Averting A Major Catastrophe: Military Connection


By Debbie Gregory.

French President Francois Hollande awarded the Legion d’Honneur to four men who put their personal safety aside to overpower a gunman on a train in France.

Americans Spencer Stone, Alek Skarlatos, and Anthony Sadler, and Briton Chris Norman heroically attacked the suspect aboard the high-speed Thylas train, traveling from Amsterdam to Paris last week. “By their courage, they saved lives,” Hollande said. “They gave us an example of what is possible to do in these kinds of situations.”
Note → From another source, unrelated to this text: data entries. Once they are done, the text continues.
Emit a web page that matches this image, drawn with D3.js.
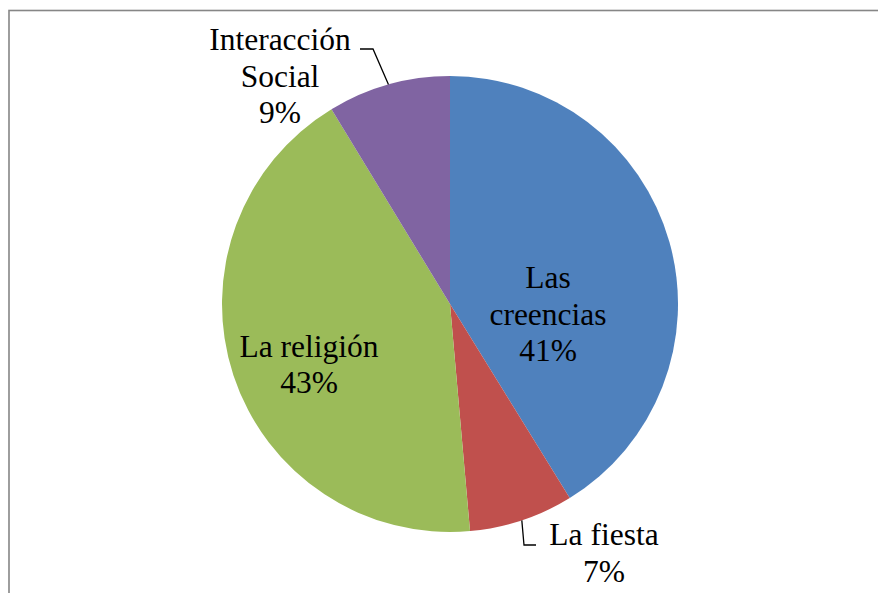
<!DOCTYPE html>
<html>
<head>
<meta charset="utf-8">
<script src="https://cdn.jsdelivr.net/npm/d3@7"></script>
<style>
  body { margin: 0; background: #fff; }
</style>
</head>
<body>
<div id="viz"></div>
<script>
// slices, clockwise from 12 o'clock
const categories = ['Las creencias', 'La fiesta', 'La religión', 'Interacción Social'];
const values = [41.2, 7.4, 42.7, 8.7]; // percent
const colors = ['#4F81BD', '#C0504D', '#9BBB59', '#8064A2'];
// label text lines (percent appended below)
const labelLines = [['Las', 'creencias'], ['La fiesta'], ['La religión'], ['Interacción', 'Social']];

const W = 878, H = 593;
const cx = 450, cy = 304, r = 228;
const lh = 36.5; // line height of labels

window.onload = () => draw();

function draw() {
    const svg = d3.select('#viz').append('svg')
	.attr('width', W)
	.attr('height', H);

    // chart frame (runs off the right and bottom edges)
    svg.append('rect')
	.attr('x', 9)
	.attr('y', 10.5)
	.attr('width', 900)
	.attr('height', 620)
	.attr('fill', 'none')
	.attr('stroke', '#868686')
	.attr('stroke-width', 1.6);

    const pie = d3.pie().sort(null).value(d => d);
    const arcs = pie(values);
    const arc = d3.arc().innerRadius(0).outerRadius(r);
    const edge = d3.arc().innerRadius(r).outerRadius(r);

    const g = svg.append('g').attr('transform', `translate(${cx},${cy})`);

    g.selectAll('path.slice')
	.data(arcs)
	.enter()
	.append('path')
	.attr('class', 'slice')
	.attr('d', arc)
	.attr('fill', (d, i) => colors[i]);

    // label placement: [x, y of first baseline] relative to centre, and leader elbow if outside
    const place = [
	{x: 98, y: -16},
	{x: 154, y: 241, leader: [[86, 241], [74, 241]]},
	{x: -141, y: 52.5},
	{x: -170, y: -254, leader: [[-90, -255], [-77, -255]]}
    ];

    const total = d3.sum(values);

    arcs.forEach((d, i) => {
	const p = place[i];
	const lines = labelLines[i].concat([Math.round(d.data / total * 100) + '%']);
	const t = g.append('text')
	    .attr('text-anchor', 'middle')
	    .attr('font-family', "'Liberation Serif', 'Times New Roman', Tinos, 'DejaVu Serif', serif")
	    .attr('font-size', 31.5)
	    .attr('fill', '#000');
	lines.forEach((s, k) => {
	    t.append('tspan')
		.attr('x', p.x)
		.attr('y', p.y + k * lh)
		.text(s);
	});
	if (p.leader) {
	    const start = edge.centroid(d);
	    const pts = [p.leader[0], p.leader[1], start];
	    g.append('path')
		.attr('d', d3.line()(pts))
		.attr('fill', 'none')
		.attr('stroke', '#000')
		.attr('stroke-width', 1.3);
	}
    });
}
</script>
</body>
</html>
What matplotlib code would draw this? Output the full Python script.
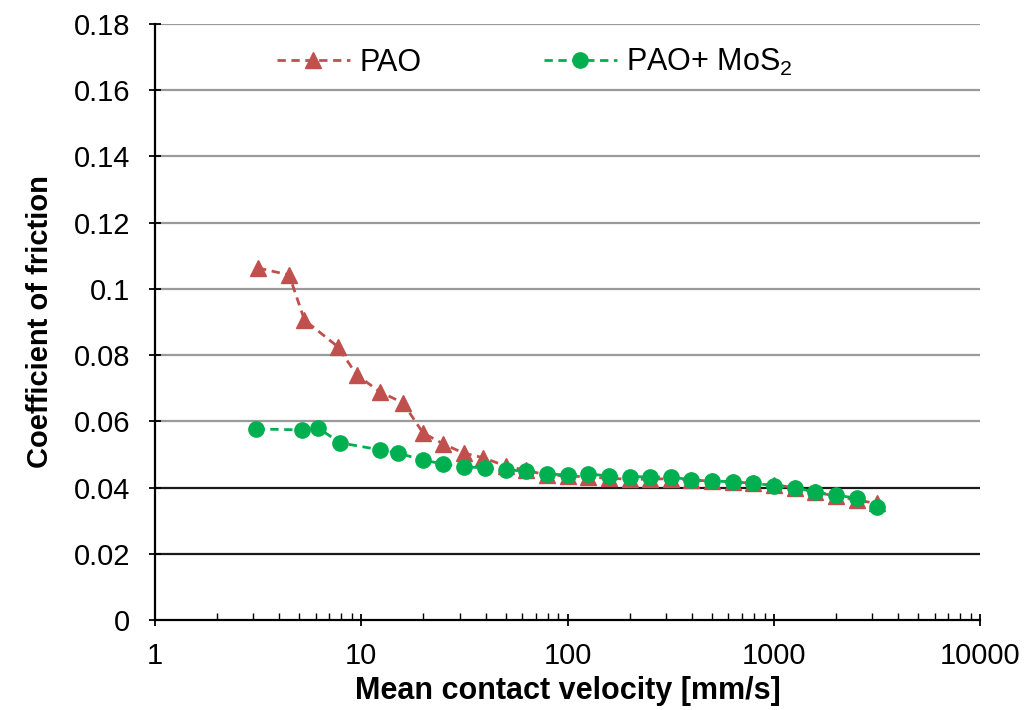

Hollande expressed his gratitude for their bravery, as well as that of the 28-year-old French professor who was the first to tackle the gunman but did “not want his name to be made public.” Hollande said he would award the medal to Mark Moogalian, the American-born French academic who is still in a hospital as soon as possible.

Moogalian, who was travelling with his wife, was suspicious of the suspect because he entered the toilet with his suitcase and stayed inside a long time. When the suspect came out, Moogalian saw that he had a weapon and tried to remove it. He was shot in the neck with a Luger.

“He seemed like he was ready to fight to the end. So were we,” said Spencer Stone.

They punched the suspect, choked him and hit him with his own weapons. They finally restrained him before the train pulled up in Arras in northern France.

Although he was badly cut in the struggle, Stone was able to apply pressure to Moogalian’s neck to control the bleeding.

The alleged gunman, identified as Moroccan national Ayoub El Khazzani, carried an AK-47 assault weapon, in addition to the Luger, ammo, and a box cutter.

Sadler, Stone and Skarlatos reportedly met in middle school in California and planned on spending the summer sightseeing together. It was Sadler’s first trip to Europe, and National Guardsman Skarlatos was on a month-long break after serving in Afghanistan. Stone is an Air Force serviceman.

“We are here to honor four men who, thanks to their bravery, managed to save lives,” Hollande said at the ceremony. “They showed what could be done in terrible circumstances. You put your lives at risk in order to defend freedom.” Hollande continued. “You behaved like soldiers but also as men, responsible men.”